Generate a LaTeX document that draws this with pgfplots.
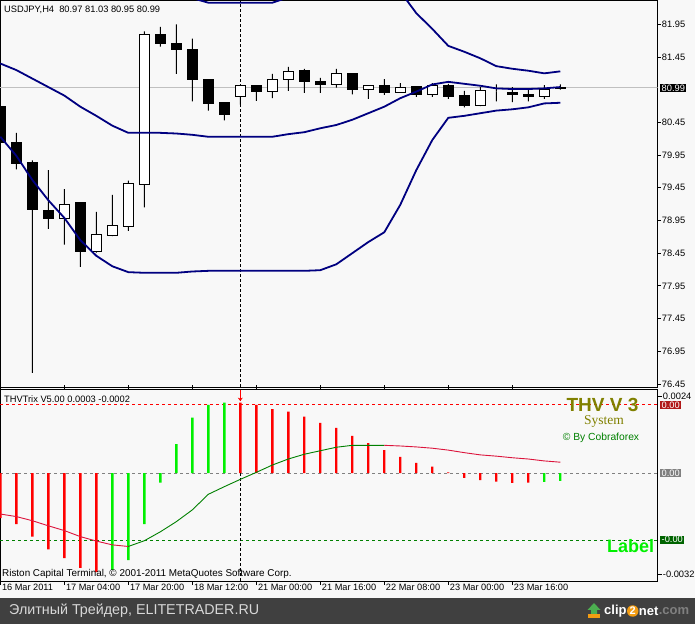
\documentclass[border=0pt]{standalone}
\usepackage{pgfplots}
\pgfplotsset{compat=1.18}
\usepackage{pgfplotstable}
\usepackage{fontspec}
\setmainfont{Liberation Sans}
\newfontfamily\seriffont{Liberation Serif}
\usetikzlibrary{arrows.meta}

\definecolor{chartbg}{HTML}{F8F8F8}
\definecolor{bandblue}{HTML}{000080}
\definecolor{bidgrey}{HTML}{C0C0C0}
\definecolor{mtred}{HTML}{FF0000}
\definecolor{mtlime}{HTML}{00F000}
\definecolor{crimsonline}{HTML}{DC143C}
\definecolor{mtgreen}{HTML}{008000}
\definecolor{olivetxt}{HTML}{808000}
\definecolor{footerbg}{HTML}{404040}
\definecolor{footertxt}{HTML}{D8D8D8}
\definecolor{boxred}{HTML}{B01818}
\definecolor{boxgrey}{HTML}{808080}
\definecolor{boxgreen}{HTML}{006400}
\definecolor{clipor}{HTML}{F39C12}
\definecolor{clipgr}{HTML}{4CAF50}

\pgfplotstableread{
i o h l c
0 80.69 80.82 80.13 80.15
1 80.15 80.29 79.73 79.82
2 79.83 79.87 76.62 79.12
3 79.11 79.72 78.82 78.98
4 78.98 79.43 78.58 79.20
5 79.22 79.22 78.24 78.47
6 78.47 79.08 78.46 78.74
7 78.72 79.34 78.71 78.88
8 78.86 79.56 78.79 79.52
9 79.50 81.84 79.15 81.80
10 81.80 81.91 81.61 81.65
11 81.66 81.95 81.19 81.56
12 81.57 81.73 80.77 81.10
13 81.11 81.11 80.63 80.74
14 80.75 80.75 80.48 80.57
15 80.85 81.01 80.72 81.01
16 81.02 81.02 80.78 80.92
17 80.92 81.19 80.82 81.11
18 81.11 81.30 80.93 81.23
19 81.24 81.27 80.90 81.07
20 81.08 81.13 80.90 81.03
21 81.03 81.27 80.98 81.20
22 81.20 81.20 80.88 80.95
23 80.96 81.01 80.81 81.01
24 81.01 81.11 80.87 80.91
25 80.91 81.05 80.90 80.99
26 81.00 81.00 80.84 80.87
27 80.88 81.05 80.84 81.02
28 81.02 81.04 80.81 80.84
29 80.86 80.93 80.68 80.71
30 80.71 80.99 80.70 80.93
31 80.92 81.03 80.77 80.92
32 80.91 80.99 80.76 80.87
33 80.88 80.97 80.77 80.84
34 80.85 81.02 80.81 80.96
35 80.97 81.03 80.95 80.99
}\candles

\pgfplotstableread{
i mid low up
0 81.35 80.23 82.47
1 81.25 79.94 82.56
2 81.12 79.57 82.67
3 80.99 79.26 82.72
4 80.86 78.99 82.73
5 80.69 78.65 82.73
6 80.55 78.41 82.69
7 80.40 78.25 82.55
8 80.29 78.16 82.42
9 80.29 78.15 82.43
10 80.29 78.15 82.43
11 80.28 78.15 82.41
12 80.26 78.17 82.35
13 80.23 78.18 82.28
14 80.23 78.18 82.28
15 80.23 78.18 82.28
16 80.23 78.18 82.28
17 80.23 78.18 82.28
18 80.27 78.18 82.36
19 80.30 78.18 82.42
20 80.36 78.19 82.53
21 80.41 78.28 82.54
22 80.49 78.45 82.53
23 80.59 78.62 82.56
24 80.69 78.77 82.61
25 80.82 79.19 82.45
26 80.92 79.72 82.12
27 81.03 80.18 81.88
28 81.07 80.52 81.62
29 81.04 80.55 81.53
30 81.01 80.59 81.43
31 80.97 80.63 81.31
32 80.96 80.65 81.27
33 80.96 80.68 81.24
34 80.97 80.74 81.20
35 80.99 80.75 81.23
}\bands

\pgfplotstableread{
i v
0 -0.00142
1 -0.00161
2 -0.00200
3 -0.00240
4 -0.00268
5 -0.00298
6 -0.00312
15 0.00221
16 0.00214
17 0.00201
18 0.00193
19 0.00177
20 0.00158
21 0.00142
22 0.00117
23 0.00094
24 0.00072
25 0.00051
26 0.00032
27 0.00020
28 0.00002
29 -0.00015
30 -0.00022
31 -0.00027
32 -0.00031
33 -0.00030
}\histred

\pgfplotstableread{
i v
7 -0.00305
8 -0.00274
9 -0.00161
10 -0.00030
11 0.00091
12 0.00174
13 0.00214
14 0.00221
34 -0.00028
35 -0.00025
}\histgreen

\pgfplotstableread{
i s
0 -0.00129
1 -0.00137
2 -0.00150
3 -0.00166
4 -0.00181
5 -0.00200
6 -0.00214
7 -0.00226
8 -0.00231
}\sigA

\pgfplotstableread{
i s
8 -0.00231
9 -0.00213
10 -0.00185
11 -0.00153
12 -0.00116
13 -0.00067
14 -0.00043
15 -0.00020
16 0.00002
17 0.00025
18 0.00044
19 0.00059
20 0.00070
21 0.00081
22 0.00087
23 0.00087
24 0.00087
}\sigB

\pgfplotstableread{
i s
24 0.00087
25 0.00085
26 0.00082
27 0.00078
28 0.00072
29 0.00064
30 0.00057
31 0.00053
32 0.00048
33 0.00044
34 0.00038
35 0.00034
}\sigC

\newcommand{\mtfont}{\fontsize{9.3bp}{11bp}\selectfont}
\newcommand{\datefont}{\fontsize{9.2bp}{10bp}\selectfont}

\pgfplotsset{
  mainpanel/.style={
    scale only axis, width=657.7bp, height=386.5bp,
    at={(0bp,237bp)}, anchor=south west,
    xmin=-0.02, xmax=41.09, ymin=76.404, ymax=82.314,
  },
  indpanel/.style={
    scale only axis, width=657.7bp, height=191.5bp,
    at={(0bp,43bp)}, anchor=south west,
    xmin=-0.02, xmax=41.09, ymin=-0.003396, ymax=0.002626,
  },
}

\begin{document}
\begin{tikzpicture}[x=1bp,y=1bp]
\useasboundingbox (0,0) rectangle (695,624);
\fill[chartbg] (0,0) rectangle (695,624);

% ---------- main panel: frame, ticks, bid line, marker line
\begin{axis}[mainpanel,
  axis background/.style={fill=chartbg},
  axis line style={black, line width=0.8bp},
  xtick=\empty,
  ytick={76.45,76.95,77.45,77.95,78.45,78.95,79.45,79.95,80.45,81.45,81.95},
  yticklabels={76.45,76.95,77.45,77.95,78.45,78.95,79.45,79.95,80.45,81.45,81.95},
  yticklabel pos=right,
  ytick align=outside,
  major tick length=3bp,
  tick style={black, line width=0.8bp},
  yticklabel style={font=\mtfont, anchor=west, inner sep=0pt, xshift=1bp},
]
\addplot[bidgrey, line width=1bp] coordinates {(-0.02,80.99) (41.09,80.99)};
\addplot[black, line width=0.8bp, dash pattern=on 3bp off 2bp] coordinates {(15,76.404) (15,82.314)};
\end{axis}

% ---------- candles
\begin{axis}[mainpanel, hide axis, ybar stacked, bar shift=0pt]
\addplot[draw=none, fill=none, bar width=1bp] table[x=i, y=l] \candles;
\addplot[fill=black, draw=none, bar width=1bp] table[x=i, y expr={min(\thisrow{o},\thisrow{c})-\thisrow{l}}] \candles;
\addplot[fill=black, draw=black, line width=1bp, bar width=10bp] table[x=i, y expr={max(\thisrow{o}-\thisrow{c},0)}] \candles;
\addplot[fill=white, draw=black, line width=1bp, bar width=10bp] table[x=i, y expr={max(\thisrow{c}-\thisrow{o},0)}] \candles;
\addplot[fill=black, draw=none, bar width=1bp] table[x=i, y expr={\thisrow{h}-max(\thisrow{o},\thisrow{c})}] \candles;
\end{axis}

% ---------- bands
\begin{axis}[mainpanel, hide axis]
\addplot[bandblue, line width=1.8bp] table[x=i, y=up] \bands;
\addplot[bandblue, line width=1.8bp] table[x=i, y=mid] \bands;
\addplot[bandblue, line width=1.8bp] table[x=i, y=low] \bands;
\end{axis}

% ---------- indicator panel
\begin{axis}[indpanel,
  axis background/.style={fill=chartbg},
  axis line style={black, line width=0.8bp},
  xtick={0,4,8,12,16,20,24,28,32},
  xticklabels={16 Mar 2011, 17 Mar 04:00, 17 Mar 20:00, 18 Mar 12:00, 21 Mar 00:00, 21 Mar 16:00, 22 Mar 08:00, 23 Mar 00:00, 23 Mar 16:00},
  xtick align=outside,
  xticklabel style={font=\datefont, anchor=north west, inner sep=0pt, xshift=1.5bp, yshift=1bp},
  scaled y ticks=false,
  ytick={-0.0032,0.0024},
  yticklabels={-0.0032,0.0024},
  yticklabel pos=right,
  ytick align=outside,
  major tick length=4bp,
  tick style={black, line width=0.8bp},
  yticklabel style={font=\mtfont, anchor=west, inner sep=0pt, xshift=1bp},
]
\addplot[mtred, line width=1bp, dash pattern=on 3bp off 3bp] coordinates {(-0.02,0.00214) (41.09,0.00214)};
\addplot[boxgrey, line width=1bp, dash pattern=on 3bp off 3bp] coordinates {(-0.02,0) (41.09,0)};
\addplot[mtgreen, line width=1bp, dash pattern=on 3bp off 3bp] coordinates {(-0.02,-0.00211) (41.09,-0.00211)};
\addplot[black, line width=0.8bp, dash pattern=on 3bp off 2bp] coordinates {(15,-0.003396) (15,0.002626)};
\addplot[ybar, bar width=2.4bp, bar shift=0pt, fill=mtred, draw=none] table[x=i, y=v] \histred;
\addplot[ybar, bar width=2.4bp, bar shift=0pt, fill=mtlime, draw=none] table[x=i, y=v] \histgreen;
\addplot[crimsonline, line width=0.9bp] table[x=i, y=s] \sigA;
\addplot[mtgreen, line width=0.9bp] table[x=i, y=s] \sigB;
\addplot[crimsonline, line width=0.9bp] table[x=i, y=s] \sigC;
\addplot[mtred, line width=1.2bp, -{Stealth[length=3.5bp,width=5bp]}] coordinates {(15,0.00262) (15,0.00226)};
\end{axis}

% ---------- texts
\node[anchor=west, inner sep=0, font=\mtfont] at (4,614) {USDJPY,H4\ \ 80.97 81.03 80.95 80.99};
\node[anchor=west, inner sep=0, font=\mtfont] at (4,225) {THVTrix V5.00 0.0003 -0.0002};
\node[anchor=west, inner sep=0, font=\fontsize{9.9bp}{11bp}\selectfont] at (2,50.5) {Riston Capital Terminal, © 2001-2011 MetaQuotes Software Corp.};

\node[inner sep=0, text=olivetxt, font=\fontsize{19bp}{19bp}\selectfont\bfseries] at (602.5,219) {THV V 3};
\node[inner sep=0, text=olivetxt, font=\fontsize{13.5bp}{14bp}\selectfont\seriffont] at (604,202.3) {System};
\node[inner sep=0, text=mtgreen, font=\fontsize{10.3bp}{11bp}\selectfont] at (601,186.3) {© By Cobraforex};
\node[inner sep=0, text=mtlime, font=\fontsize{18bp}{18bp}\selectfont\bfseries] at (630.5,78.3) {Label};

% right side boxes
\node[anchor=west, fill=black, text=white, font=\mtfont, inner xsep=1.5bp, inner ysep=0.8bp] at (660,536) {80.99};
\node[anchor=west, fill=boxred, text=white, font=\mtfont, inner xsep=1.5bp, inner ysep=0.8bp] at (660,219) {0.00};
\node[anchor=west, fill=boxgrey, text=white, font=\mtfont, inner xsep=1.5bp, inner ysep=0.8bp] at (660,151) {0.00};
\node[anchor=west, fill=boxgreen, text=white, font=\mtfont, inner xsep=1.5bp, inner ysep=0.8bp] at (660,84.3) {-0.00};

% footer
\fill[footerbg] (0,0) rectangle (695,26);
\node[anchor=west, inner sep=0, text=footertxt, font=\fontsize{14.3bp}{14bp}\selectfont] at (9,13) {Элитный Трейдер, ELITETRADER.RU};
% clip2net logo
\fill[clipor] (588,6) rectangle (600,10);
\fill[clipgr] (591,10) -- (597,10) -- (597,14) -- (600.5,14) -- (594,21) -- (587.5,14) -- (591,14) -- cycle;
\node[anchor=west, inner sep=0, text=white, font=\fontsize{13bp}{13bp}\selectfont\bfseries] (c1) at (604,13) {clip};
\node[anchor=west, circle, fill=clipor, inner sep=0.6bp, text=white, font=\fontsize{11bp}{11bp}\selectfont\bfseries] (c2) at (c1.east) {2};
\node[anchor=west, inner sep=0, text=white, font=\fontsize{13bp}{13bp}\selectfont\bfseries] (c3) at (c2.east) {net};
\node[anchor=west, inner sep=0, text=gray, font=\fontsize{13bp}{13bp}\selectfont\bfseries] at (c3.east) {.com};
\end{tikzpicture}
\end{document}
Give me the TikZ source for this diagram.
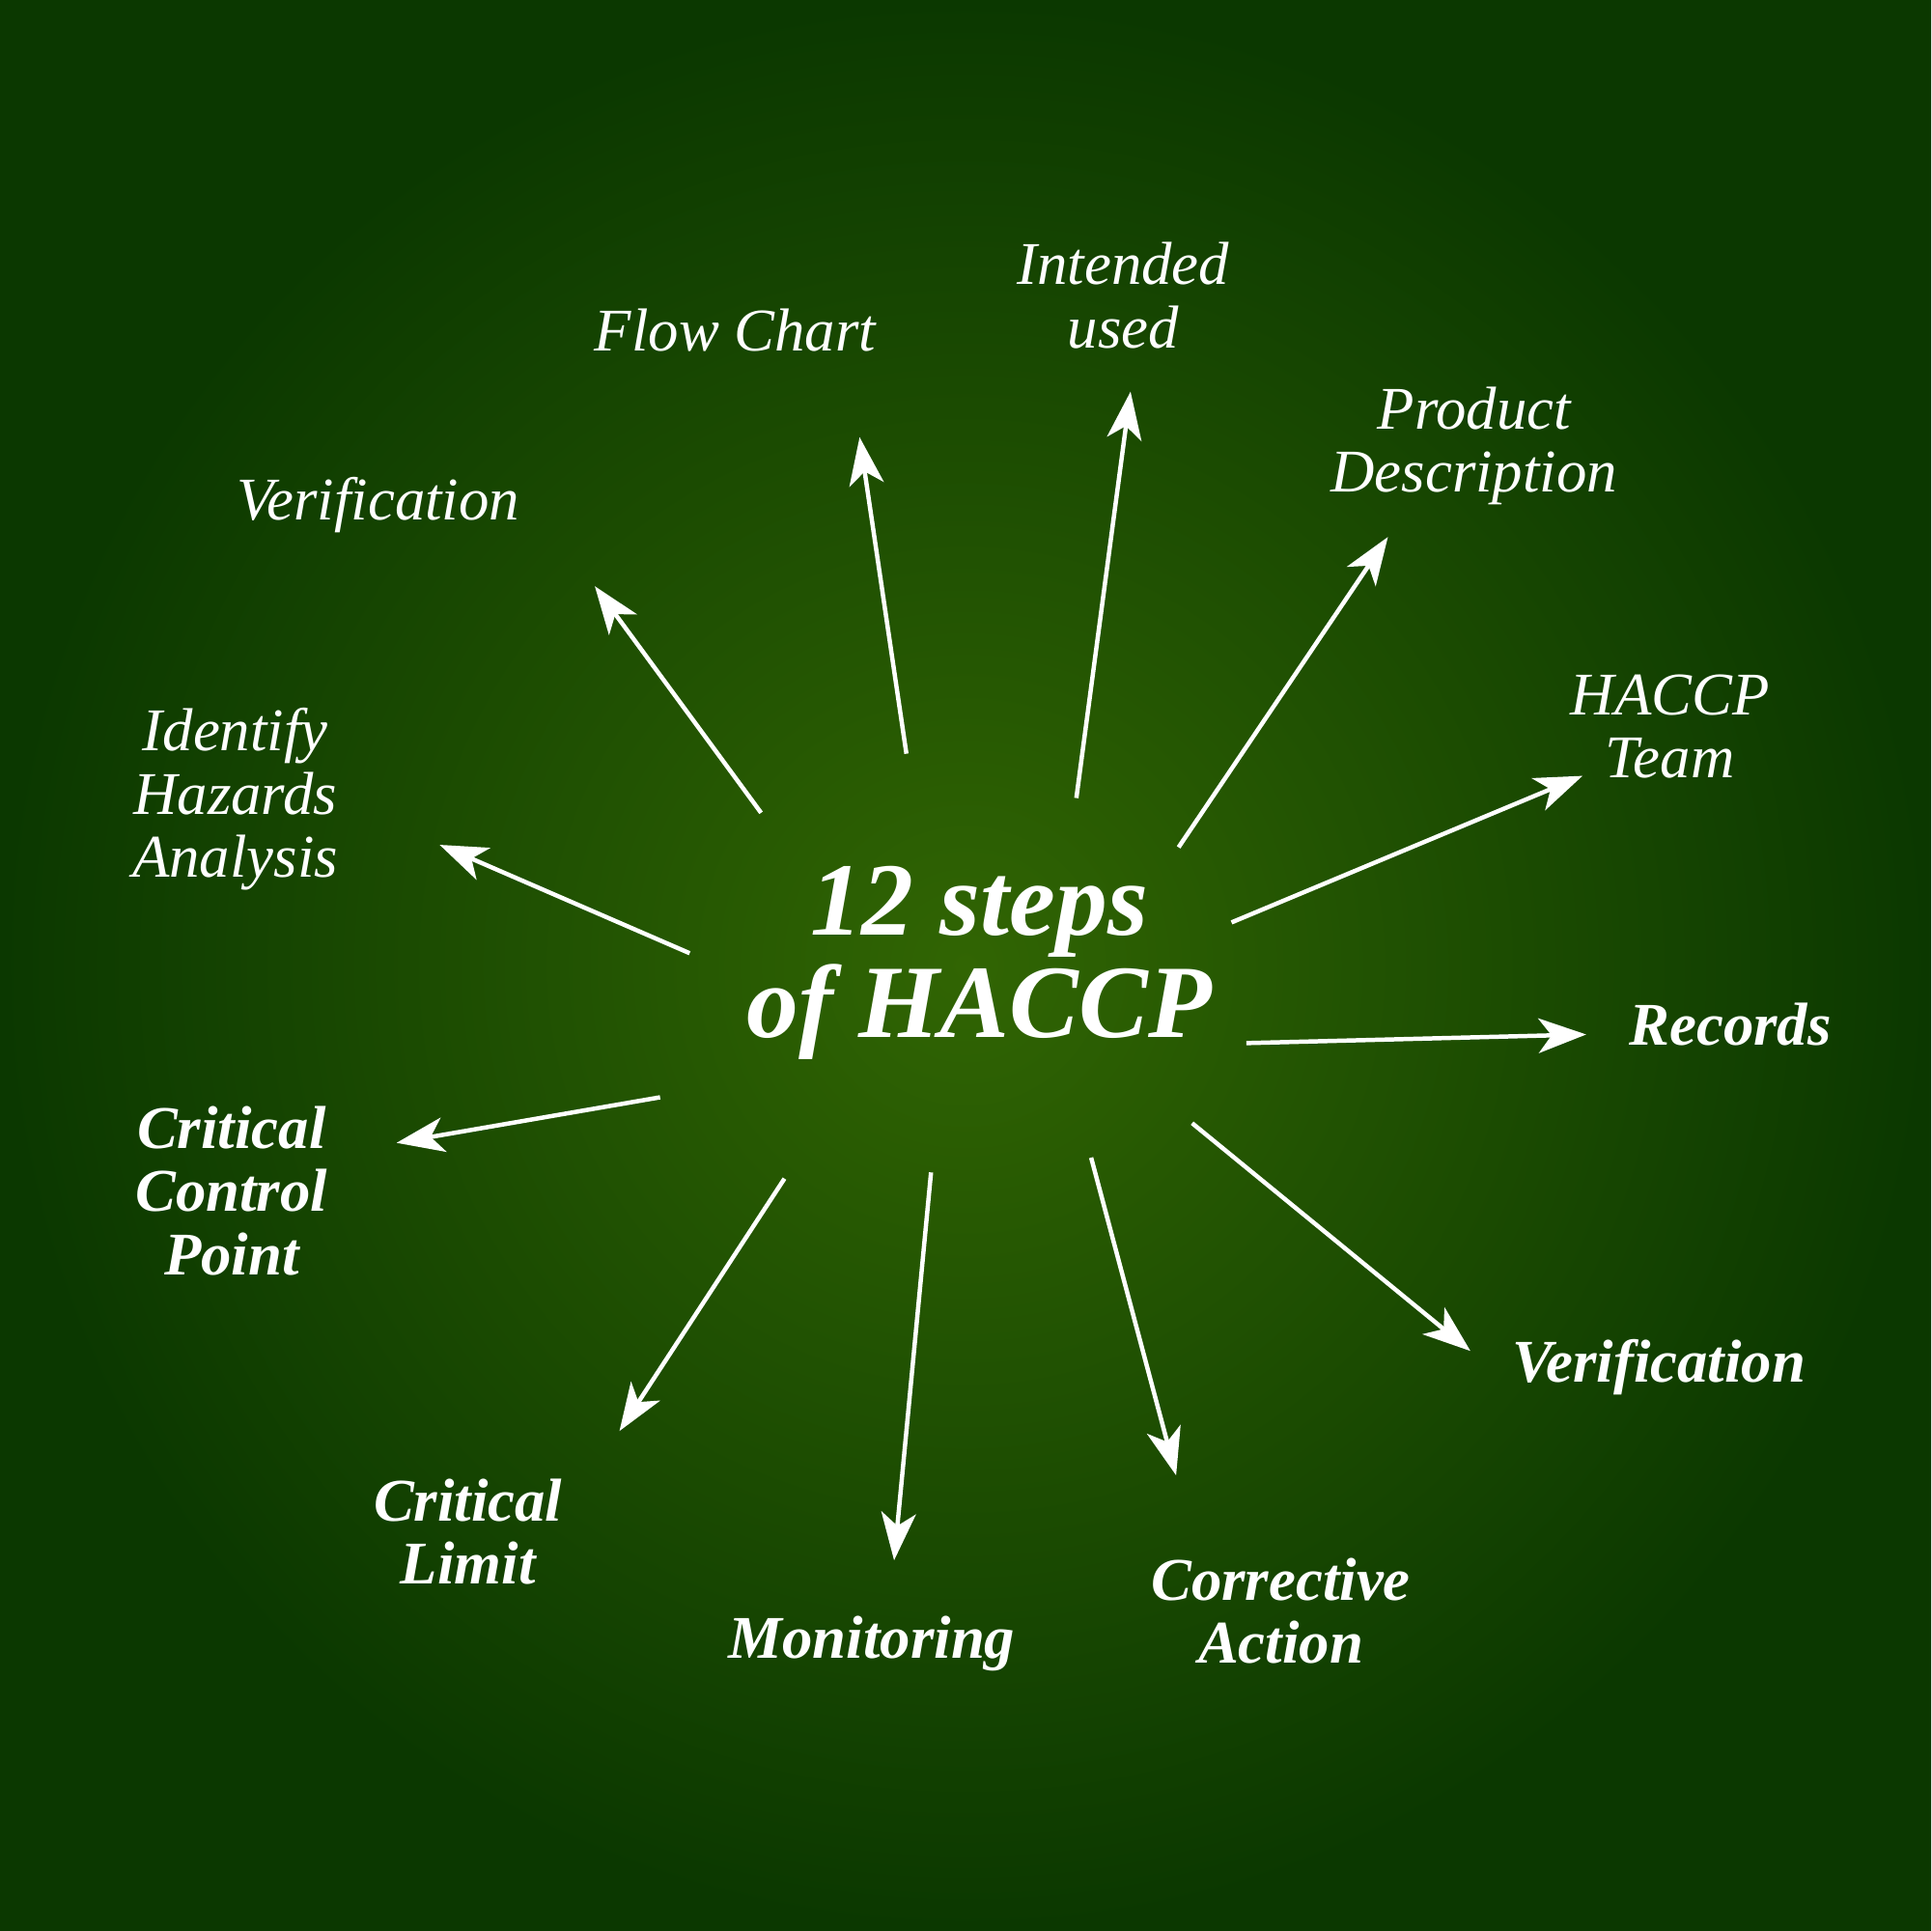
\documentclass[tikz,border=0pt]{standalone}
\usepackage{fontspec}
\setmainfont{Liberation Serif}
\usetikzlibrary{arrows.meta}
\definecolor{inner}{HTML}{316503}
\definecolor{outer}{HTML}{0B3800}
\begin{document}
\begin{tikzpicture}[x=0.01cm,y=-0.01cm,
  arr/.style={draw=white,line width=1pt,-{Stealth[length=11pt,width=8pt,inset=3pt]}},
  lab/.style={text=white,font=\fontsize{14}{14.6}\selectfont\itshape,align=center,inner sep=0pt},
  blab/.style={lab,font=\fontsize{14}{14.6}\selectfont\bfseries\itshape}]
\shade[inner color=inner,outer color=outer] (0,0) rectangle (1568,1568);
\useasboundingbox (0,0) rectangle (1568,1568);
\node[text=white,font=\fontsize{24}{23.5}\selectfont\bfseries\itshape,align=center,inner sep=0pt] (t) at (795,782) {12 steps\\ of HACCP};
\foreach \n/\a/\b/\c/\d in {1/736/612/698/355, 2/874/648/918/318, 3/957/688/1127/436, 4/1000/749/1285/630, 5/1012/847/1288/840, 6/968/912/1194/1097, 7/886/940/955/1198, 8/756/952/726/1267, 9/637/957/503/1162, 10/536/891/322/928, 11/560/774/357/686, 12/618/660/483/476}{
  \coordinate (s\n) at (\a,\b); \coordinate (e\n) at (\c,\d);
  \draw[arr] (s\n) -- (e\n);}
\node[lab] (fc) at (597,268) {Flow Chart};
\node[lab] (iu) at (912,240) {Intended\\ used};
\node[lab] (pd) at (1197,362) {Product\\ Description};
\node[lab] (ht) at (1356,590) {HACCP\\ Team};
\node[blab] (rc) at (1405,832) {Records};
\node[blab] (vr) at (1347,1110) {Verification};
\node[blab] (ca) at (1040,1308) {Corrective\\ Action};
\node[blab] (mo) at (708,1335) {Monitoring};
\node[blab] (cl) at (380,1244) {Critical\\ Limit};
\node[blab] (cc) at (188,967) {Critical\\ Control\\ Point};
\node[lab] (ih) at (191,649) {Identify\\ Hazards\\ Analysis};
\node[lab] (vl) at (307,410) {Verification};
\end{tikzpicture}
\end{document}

####################

# Set problem
Omit the pictures and please write out exactly the lines between the one containing "Give me the TikZ source for this diagram." and the last line of the entries, both included.

# Solved problem
Give me the TikZ source for this diagram.
\documentclass[tikz,border=0pt]{standalone}
\usepackage{fontspec}
\setmainfont{Liberation Serif}
\usetikzlibrary{arrows.meta}
\definecolor{inner}{HTML}{316503}
\definecolor{outer}{HTML}{0B3800}
\begin{document}
\begin{tikzpicture}[x=0.01cm,y=-0.01cm,
  arr/.style={draw=white,line width=1pt,-{Stealth[length=11pt,width=8pt,inset=3pt]}},
  lab/.style={text=white,font=\fontsize{14}{14.6}\selectfont\itshape,align=center,inner sep=0pt},
  blab/.style={lab,font=\fontsize{14}{14.6}\selectfont\bfseries\itshape}]
\shade[inner color=inner,outer color=outer] (0,0) rectangle (1568,1568);
\useasboundingbox (0,0) rectangle (1568,1568);
\node[text=white,font=\fontsize{24}{23.5}\selectfont\bfseries\itshape,align=center,inner sep=0pt] (t) at (795,782) {12 steps\\ of HACCP};
\foreach \n/\a/\b/\c/\d in {1/736/612/698/355, 2/874/648/918/318, 3/957/688/1127/436, 4/1000/749/1285/630, 5/1012/847/1288/840, 6/968/912/1194/1097, 7/886/940/955/1198, 8/756/952/726/1267, 9/637/957/503/1162, 10/536/891/322/928, 11/560/774/357/686, 12/618/660/483/476}{
  \coordinate (s\n) at (\a,\b); \coordinate (e\n) at (\c,\d);
  \draw[arr] (s\n) -- (e\n);}
\node[lab] (fc) at (597,268) {Flow Chart};
\node[lab] (iu) at (912,240) {Intended\\ used};
\node[lab] (pd) at (1197,362) {Product\\ Description};
\node[lab] (ht) at (1356,590) {HACCP\\ Team};
\node[blab] (rc) at (1405,832) {Records};
\node[blab] (vr) at (1347,1110) {Verification};
\node[blab] (ca) at (1040,1308) {Corrective\\ Action};
\node[blab] (mo) at (708,1335) {Monitoring};
\node[blab] (cl) at (380,1244) {Critical\\ Limit};
\node[blab] (cc) at (188,967) {Critical\\ Control\\ Point};
\node[lab] (ih) at (191,649) {Identify\\ Hazards\\ Analysis};
\node[lab] (vl) at (307,410) {Verification};
\end{tikzpicture}
\end{document}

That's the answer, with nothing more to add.